■ Stated exercise ■
Select every line below containing the word "code".

■ Records to use ■
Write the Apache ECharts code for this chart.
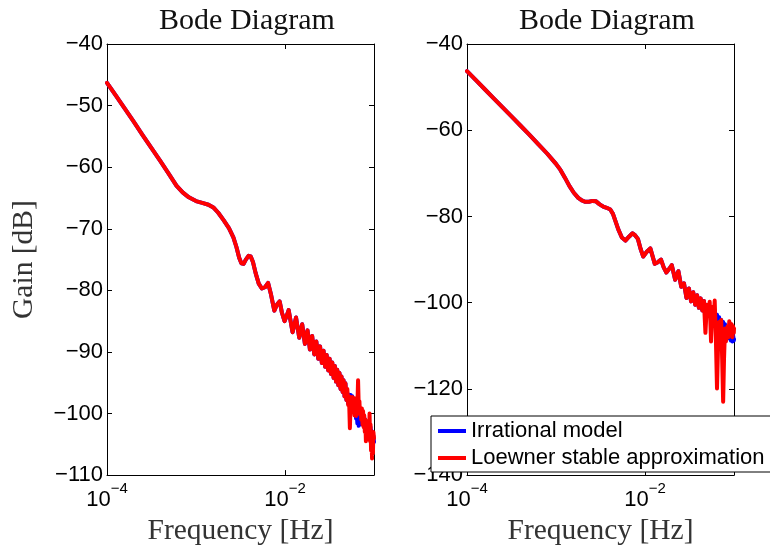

==

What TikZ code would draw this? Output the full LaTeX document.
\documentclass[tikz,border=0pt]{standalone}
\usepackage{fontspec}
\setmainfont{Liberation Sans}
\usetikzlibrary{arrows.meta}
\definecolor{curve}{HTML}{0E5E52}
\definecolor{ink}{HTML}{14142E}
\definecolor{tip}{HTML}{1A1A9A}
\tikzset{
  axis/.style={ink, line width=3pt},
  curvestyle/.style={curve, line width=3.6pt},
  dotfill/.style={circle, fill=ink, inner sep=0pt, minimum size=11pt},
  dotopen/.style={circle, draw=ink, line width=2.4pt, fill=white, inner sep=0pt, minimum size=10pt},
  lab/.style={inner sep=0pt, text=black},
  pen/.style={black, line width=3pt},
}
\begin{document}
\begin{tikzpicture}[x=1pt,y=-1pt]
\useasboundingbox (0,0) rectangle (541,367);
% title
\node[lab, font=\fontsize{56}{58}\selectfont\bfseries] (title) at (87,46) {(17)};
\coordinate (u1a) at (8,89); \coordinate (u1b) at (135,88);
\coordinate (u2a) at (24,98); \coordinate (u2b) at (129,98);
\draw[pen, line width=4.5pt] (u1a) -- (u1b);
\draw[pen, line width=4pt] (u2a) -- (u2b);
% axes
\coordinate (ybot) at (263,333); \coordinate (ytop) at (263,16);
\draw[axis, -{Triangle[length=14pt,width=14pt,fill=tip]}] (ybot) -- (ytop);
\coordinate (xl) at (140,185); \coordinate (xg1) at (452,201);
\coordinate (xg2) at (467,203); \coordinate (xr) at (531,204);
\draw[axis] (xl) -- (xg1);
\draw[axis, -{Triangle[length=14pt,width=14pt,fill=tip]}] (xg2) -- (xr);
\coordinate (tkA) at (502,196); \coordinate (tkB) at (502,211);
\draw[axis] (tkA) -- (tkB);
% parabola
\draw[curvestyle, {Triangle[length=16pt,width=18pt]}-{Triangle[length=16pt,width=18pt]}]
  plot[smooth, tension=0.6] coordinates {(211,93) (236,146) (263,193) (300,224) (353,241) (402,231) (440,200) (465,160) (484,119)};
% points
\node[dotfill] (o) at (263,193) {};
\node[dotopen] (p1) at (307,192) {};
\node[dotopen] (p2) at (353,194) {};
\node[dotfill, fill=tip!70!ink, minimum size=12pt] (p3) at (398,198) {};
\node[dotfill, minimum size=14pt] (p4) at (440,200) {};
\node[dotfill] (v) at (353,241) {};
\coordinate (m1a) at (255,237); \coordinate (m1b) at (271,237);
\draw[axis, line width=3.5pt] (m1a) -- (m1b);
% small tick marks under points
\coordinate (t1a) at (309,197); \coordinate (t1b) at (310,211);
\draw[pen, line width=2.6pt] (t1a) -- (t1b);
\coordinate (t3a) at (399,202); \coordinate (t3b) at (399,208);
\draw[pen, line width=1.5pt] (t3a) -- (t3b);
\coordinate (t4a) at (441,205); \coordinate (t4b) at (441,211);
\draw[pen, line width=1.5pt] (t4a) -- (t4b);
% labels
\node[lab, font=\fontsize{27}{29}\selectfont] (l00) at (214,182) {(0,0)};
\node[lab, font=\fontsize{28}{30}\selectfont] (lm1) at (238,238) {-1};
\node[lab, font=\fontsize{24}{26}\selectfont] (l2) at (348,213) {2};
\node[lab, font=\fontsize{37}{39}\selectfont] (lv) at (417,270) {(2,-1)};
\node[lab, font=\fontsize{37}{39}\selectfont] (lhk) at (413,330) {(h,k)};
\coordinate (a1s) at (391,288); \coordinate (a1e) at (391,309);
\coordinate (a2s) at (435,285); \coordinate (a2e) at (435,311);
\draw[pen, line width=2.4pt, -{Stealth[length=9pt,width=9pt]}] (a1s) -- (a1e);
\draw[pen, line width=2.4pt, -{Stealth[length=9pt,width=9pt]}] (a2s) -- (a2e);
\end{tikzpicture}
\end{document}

■ Solution to the exercise ■
Write the Apache ECharts code for this chart.
What TikZ code would draw this? Output the full LaTeX document.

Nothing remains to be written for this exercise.